Consequently, parties should carefully and purposefully allocate assignable risks and responsibilities among themselves. They should be more thoughtful still about allocating resources to mitigate the risks assigned to either party, as well as residual risks that are too sticky to contract away.

Limit Risk by Developing Robust Compliance Structures

Banks assigning EFTA compliance responsibilities to their partners should periodically visit their compliance management system (CMS) and third-party risk management (TPRM) policies to ensure that the level of third-party oversight aligns with risk appetite. For EFTA purposes, the CMS and TPRM policies should also jointly obligate third parties to operate consistent with the EFTA-regulatory regime for any consumer deposit or payment products they offer in partnership with the bank. EFTA compliance should be a key component of the conversation between the bank and fintech partners at onboarding, and should continue to be part of the bank’s monitoring regime through the duration of the partnership arrangement.

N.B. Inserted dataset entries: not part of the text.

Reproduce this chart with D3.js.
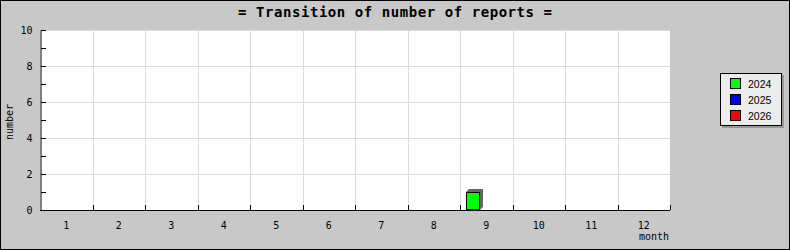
<!DOCTYPE html>
<html><head><meta charset="utf-8">
<script src="https://cdn.jsdelivr.net/npm/d3@7"></script>
<style>body{margin:0;background:#fff}svg{display:block}</style>
</head><body>
<script>
const months = ["1","2","3","4","5","6","7","8","9","10","11","12"];
const years = ["2024","2025","2026"];
const v2024 = [0,0,0,0,0,0,0,0,1,0,0,0];
const v2025 = [0,0,0,0,0,0,0,0,0,0,0,0];
const v2026 = [0,0,0,0,0,0,0,0,0,0,0,0];
const colors = ["#00ff00","#0000ff","#ff0000"];
const yTicks = [0,2,4,6,8,10];
const title = "= Transition of number of reports =";

const W=790,H=250, L=40,R=670,T=30,B=210;
const svg=d3.select("body").append("svg").attr("width",W).attr("height",H);
svg.append("rect").attr("x",0.5).attr("y",0.5).attr("width",W-1).attr("height",H-1)
  .attr("fill","#c8c8c8").attr("stroke","#000");
svg.append("rect").attr("x",L).attr("y",T).attr("width",R-L).attr("height",B-T).attr("fill","#fff");

const x0=d3.scaleBand().domain(months).range([L,R]);
const x1=d3.scaleBand().domain(years).range([6,48]);
const y=d3.scaleLinear().domain([0,10]).range([B,T]);

const mono="'DejaVu Sans Mono', monospace";
// grid
const g=svg.append("g").attr("stroke","#dcdcdc").attr("shape-rendering","crispEdges");
months.forEach((m,i)=>{ if(i>0) g.append("line").attr("x1",Math.round(x0(m))+0.5).attr("x2",Math.round(x0(m))+0.5).attr("y1",T).attr("y2",B); });
yTicks.filter(t=>t>0).forEach(t=>g.append("line").attr("x1",L).attr("x2",R).attr("y1",Math.round(y(t))+0.5).attr("y2",Math.round(y(t))+0.5));

// bars
const series=[v2024,v2025,v2026];
const d=3;
series.forEach((vals,si)=>{
  vals.forEach((v,mi)=>{
    if(v<=0) return;
    const bx=Math.round(x0(months[mi])+x1(years[si])), bw=x1.bandwidth(), by=Math.round(y(v));
    svg.append("polygon")
      .attr("points",[[bx,by],[bx+d,by-d],[bx+bw+d,by-d],[bx+bw+d,B-d],[bx+bw,B],[bx,B]].map(p=>p.join(",")).join(" "))
      .attr("fill","#666");
    svg.append("rect").attr("x",bx+0.5).attr("y",by+0.5).attr("width",bw-1).attr("height",B-by-1)
      .attr("fill",colors[si]).attr("stroke","#000").attr("shape-rendering","crispEdges");
  });
});

// axes
const yAxis=d3.axisLeft(y).tickValues(d3.range(0,11,1)).tickSize(-5).tickFormat(d=>d%2===0?d:"").tickPadding(8);
const ya=svg.append("g").attr("transform",`translate(${L+0.5},0)`).call(yAxis);
ya.select(".domain").attr("stroke","#000");
ya.selectAll(".tick line").attr("stroke","#000").attr("shape-rendering","crispEdges");
ya.selectAll("text").attr("font-family",mono).attr("font-size",10).attr("fill","#000");

const xa=svg.append("g").attr("transform",`translate(0,${B+0.5})`)
  .call(d3.axisBottom(x0).tickSize(0).tickPadding(11));
xa.select(".domain").attr("stroke","#000").attr("d",`M${L},0H${R}`);
xa.selectAll("text").attr("font-family",mono).attr("font-size",10).attr("fill","#000");
const tickPos=months.map(m=>x0(m)+x0.bandwidth());
svg.append("g").selectAll("line").data(tickPos).join("line")
  .attr("x1",d=>Math.round(d)+0.5).attr("x2",d=>Math.round(d)+0.5).attr("y1",B-5).attr("y2",B)
  .attr("stroke","#000").attr("shape-rendering","crispEdges");

// labels
svg.append("text").attr("x",W/2).attr("y",17).attr("text-anchor","middle")
  .attr("font-family",mono).attr("font-weight","bold").attr("font-size",14)
  .attr("textLength",314).attr("lengthAdjust","spacing").text(title);
svg.append("text").attr("x",R-1).attr("y",240).attr("text-anchor","end")
  .attr("font-family",mono).attr("font-size",10).text("month");
svg.append("text").attr("transform",`translate(13,${(T+B)/2+2}) rotate(-90)`).attr("text-anchor","middle")
  .attr("font-family",mono).attr("font-size",10).text("number");

// legend
const lg=svg.append("g");
lg.append("rect").attr("x",722).attr("y",75).attr("width",62).attr("height",53).attr("fill","#999");
lg.append("rect").attr("x",720.5).attr("y",73.5).attr("width",61).attr("height",52).attr("fill","#ececec").attr("stroke","#000");
years.forEach((yr,i)=>{
  lg.append("rect").attr("x",730.5).attr("y",78.5+i*16).attr("width",10).attr("height",10).attr("fill",colors[i]).attr("stroke","#000");
  lg.append("text").attr("x",748).attr("y",87.5+i*16).attr("font-family","'Liberation Sans', Arial, sans-serif").attr("font-size",10.5).text(yr);
});
</script>
</body></html>
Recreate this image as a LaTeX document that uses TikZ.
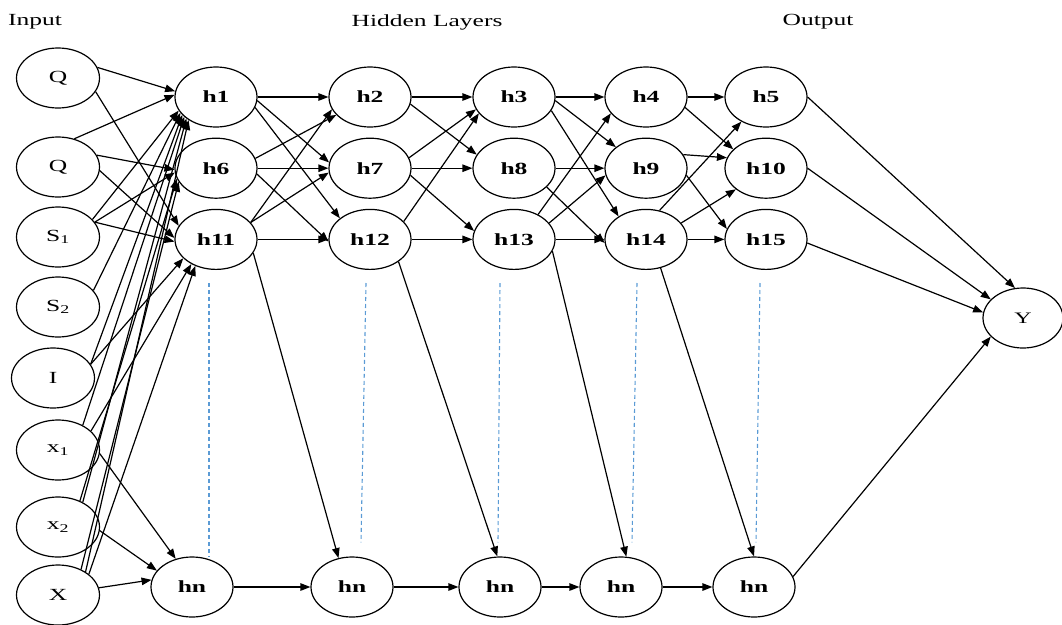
\documentclass[tikz,border=0pt]{standalone}
\usepackage{fontspec}
\setmainfont{Liberation Serif}[FakeStretch=1.5]
\usetikzlibrary{positioning,arrows.meta,calc,shapes.geometric}
\definecolor{dotblue}{RGB}{91,155,213}

\begin{document}
\begin{tikzpicture}[x=1pt, y=-1pt, >={Triangle[length=10pt,width=7.5pt]}, line width=1.2pt,
  unit/.style={draw, ellipse, minimum width=82pt, minimum height=60pt, inner sep=0pt,
    font=\fontsize{17}{20}\selectfont\bfseries},
  inunit/.style={unit, minimum width=83pt, font=\fontsize{17}{20}\selectfont},
  title/.style={font=\fontsize{17}{20}\selectfont},
  dots/.style={draw=dotblue, line width=1.1pt, dash pattern=on 4pt off 3pt}]
  \useasboundingbox (0,0) rectangle (1062,624);

  % titles
  \node[title] (tin)  at (35,22)  {Input};
  \node[title] (thid) at (427,22) {Hidden Layers};
  \node[title] (tout) at (818,22) {Output};

  % input layer
  \node[inunit] (q1) at (58,78)  {Q};
  \node[inunit] (q2) at (58,167) {Q};
  \node[inunit] (s1) at (58,237) {S\textsubscript{1}};
  \node[inunit] (s2) at (58,307) {S\textsubscript{2}};
  \node[inunit] (i)  at (53,378) {I};
  \node[inunit] (x1) at (58,450) {x\textsubscript{1}};
  \node[inunit] (x2) at (58,527) {x\textsubscript{2}};
  \node[inunit] (xx) at (58,595) {X};

  % hidden layers
  \node[unit] (h1) at (216,97) {h1};
  \node[unit, below=10pt of h1] (h6) {h6};
  \node[unit, below=10pt of h6] (h11) {h11};
  \node[unit] (h2) at (370,97) {h2};
  \node[unit, below=10pt of h2] (h7) {h7};
  \node[unit, below=10pt of h7] (h12) {h12};
  \node[unit] (h3) at (514,97) {h3};
  \node[unit, below=10pt of h3] (h8) {h8};
  \node[unit, below=10pt of h8] (h13) {h13};
  \node[unit] (h4) at (646,97) {h4};
  \node[unit, below=10pt of h4] (h9) {h9};
  \node[unit, below=10pt of h9] (h14) {h14};
  \node[unit] (h5) at (766,97) {h5};
  \node[unit, below=10pt of h5] (h10) {h10};
  \node[unit, below=10pt of h10] (h15) {h15};

  \node[unit] (hn1) at (192,587) {hn};
  \node[unit] (hn2) at (352,587) {hn};
  \node[unit] (hn3) at (500,587) {hn};
  \node[unit] (hn4) at (621,587) {hn};
  \node[unit] (hn5) at (754,587) {hn};

  % output
  \node[inunit, minimum width=80pt, font=\fontsize{16}{19}\selectfont] (y) at (1023,318) {Y};

  % input -> first hidden layer
  \draw[->] (q1.15) -- (h1.172);
  \draw[->] (q1.340) -- (h11.160);
  \draw[->] (q2.60) -- (h1.177);
  \draw[->] (q2.17) -- (h6.182);
  \draw[->] (q2.355) -- (h11.178);
  \draw[->] (s1.27) -- (h1.200);
  \draw[->] (s1.22) -- (h6.186);
  \draw[->] (s1.22) -- (h11.183);
  \draw[->] (s2.25) -- (h1.204);
  \draw[->] (i.20) -- (h1.208);
  \draw[->] (i.20) -- (h11.210);
  \draw[->] (x1.45) -- (h1.212);
  \draw[->] (x1.30) -- (h11.225);
  \draw[->] (x1.355) -- (hn1.120);
  \draw[->] (x2.45) -- (h1.216);
  \draw[->] (x2.50) -- (h6.195);
  \draw[->] (x2.355) -- (hn1.155);
  \draw[->] (xx.40) -- (h1.220);
  \draw[->] (xx.48) -- (h6.200);
  \draw[->] (xx.34) -- (h11.232);
  \draw[->] (xx.10) -- (hn1.170);

  % hidden 1 -> hidden 2
  \draw[->] (h1) -- (h2);
  \draw[->] (h1.355) -- (h7.172);
  \draw[->] (h1.345) -- (h12.145);
  \draw[->] (h6.14) -- (h2.208);
  \draw[->] (h6) -- (h7);
  \draw[->] (h6.352) -- (h12.183);
  \draw[->] (h11.26) -- (h2.198);
  \draw[->] (h11.26) -- (h7.186);
  \draw[->] (h11) -- (h12);
  \draw[->] (h11.340) -- (hn2.115);

  % hidden 2 -> hidden 3
  \draw[->] (h2) -- (h3);
  \draw[->] (h2.350) -- (h8.160);
  \draw[->] (h7.15) -- (h3.198);
  \draw[->] (h7) -- (h8);
  \draw[->] (h7.350) -- (h13.168);
  \draw[->] (h12.28) -- (h3.205);
  \draw[->] (h12) -- (h13);
  \draw[->] (h12.322) -- (hn3.95);

  % hidden 3 -> hidden 4
  \draw[->] (h3) -- (h4);
  \draw[->] (h3.355) -- (h9.145);
  \draw[->] (h3.340) -- (h14.140);
  \draw[->] (h8) -- (h9);
  \draw[->] (h8.330) -- (h14.185);
  \draw[->] (h13.46) -- (h4.205);
  \draw[->] (h13.25) -- (h9.190);
  \draw[->] (h13) -- (h14);
  \draw[->] (h13.343) -- (hn4.80);

  % hidden 4 -> hidden 5
  \draw[->] (h4) -- (h5);
  \draw[->] (h4.345) -- (h10.150);
  \draw[->] (h9.20) -- (h10.165);
  \draw[->] (h9.350) -- (h15.165);
  \draw[->] (h14.65) -- (h5.225);
  \draw[->] (h14.25) -- (h10.215);
  \draw[->] (h14) -- (h15);
  \draw[->] (h14.297) -- (hn5.90);

  % hn row
  \draw[->] (hn1) -- (hn2);
  \draw[->] (hn2) -- (hn3);
  \draw[->] (hn3) -- (hn4);
  \draw[->] (hn4) -- (hn5);

  % to output
  \draw[->] (h5.0) -- (y.105);
  \draw[->] (h10.0) -- (y.150);
  \draw[->] (h15.355) -- (y.172);
  \draw[->] (hn5.15) -- (y.210);

  % dotted continuation
  \draw[dots] ($(h11.south)+(-7,13)$) -- ($(hn1.north)+(17,0)$);
  \draw[dots] ($(h12.south)+(-4,13)$) -- ($(hn2.north)+(9,-14)$);
  \draw[dots] ($(h13.south)+(-14,13)$) -- ($(hn3.north)+(-2,-14)$);
  \draw[dots] ($(h14.south)+(-9,13)$) -- ($(hn4.north)+(11,-14)$);
  \draw[dots] ($(h15.south)+(-6,13)$) -- ($(hn5.north)+(2,-14)$);
\end{tikzpicture}
\end{document}
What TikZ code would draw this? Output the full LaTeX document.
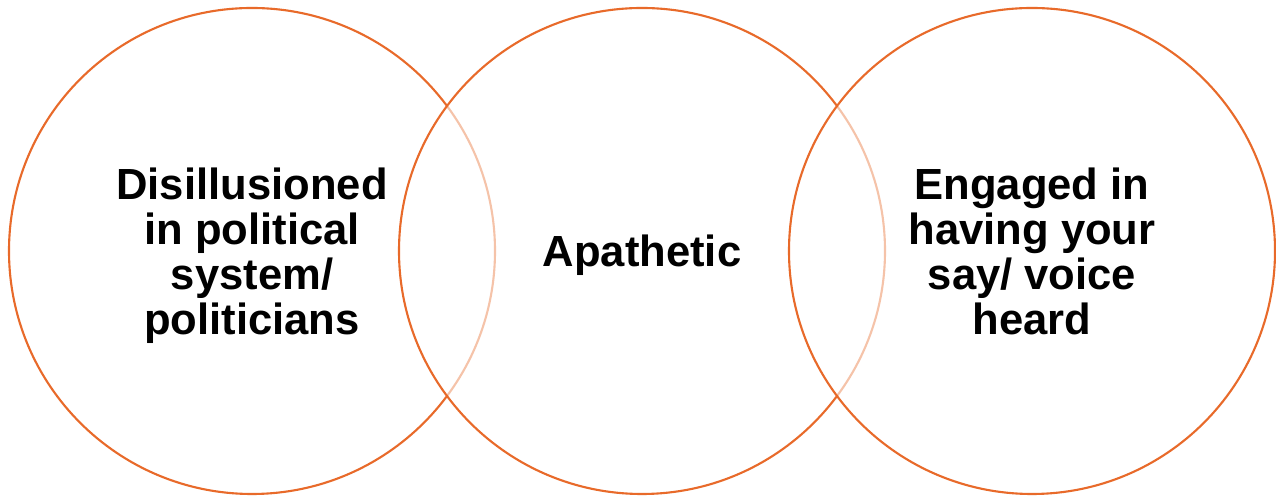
\documentclass[tikz,border=0pt]{standalone}
\usepackage{fontspec}
\setmainfont{Liberation Sans}
\usepackage{tikz}
\usetikzlibrary{positioning}
\usepackage{xcolor}
\definecolor{ringorange}{RGB}{232,106,42}
\newcommand{\ringfont}{\fontsize{12.4pt}{12.8pt}\selectfont\bfseries}
\tikzset{
  ring/.style={circle, draw=ringorange, line width=0.6pt,
    fill=white, fill opacity=0.6, text opacity=1,
    minimum size=4.86cm, inner sep=0pt, text depth=0pt,
    align=center, font=\ringfont},
}

\begin{document}
\begin{tikzpicture}[
  node distance=3.9cm,
]
\useasboundingbox (0,0) rectangle (12.76,4.97);

\node[ring] (disillusioned) at (2.52,2.46) {Disillusioned\\in political\\system/\\politicians};
\node[ring, right=of disillusioned.center, anchor=center] (apathetic) {Apathetic};
\node[ring, right=of apathetic.center, anchor=center] (engaged) {Engaged in\\having your\\say/ voice\\heard};

\end{tikzpicture}
\end{document}
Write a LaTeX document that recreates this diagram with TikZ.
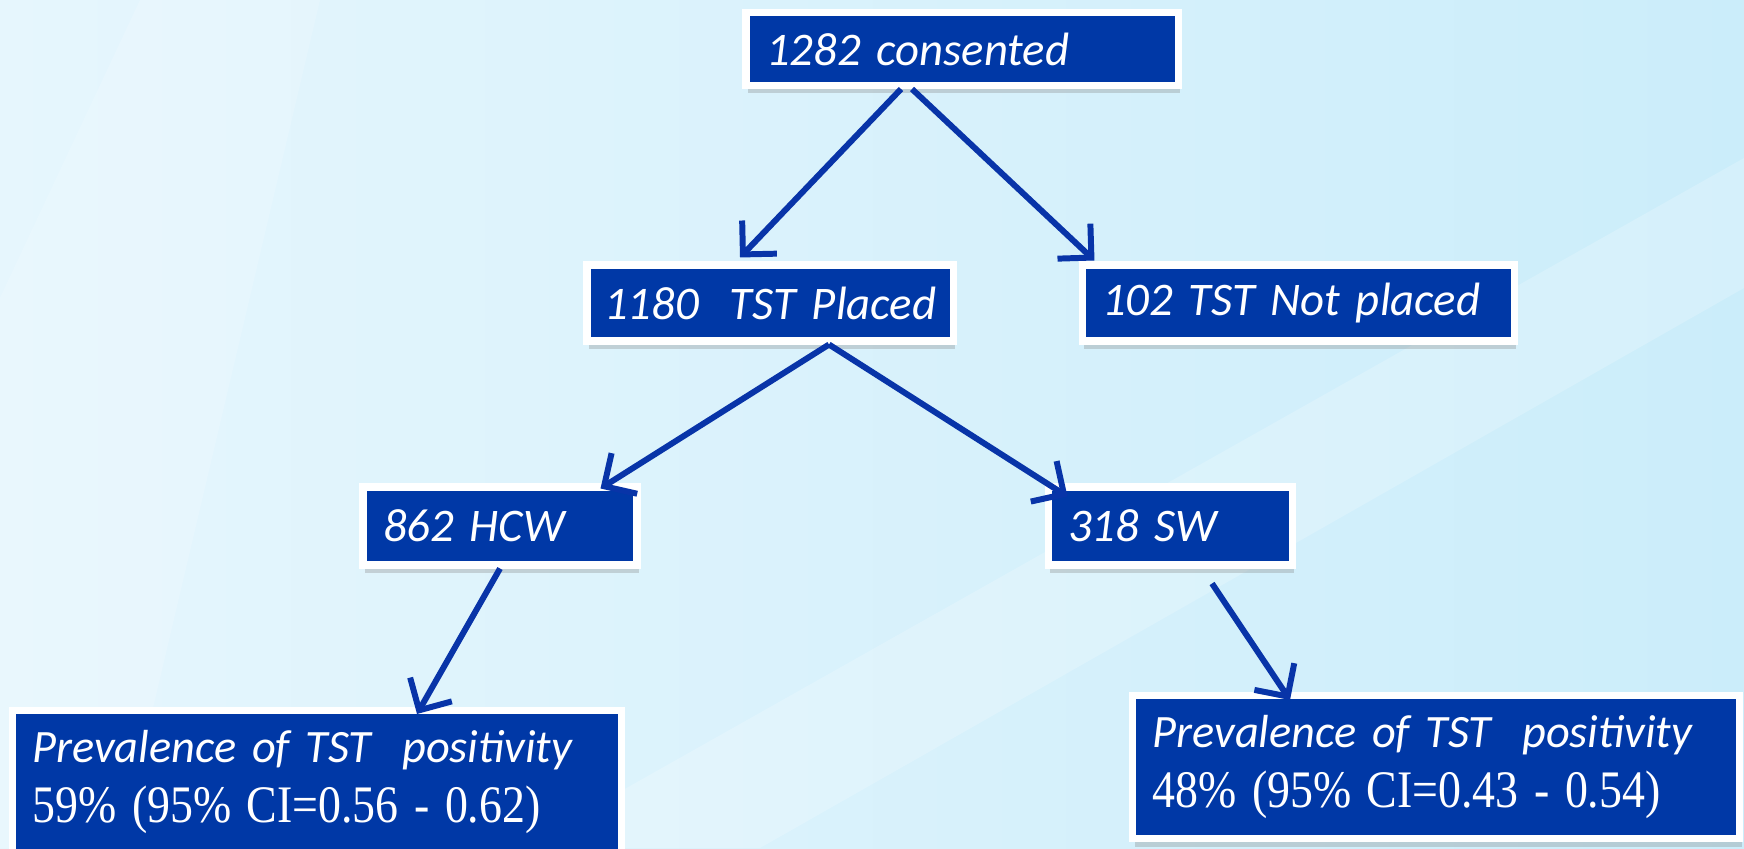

Fintech providers taking on user authorization collection, error resolution, and other EFTA-related responsibilities should likewise ensure that their own practices are up to par and satisfy both their contractual obligations as well as the requirements of Regulation E and applicable regulatory guidance interpreting EFTA. The best defense is robust written policies and procedures, combined with proper training and periodic monitoring and testing in a well-integrated CMS. When implemented properly, these structures can help avoid common mistakes and mutually benefit the fintech and its bank partners.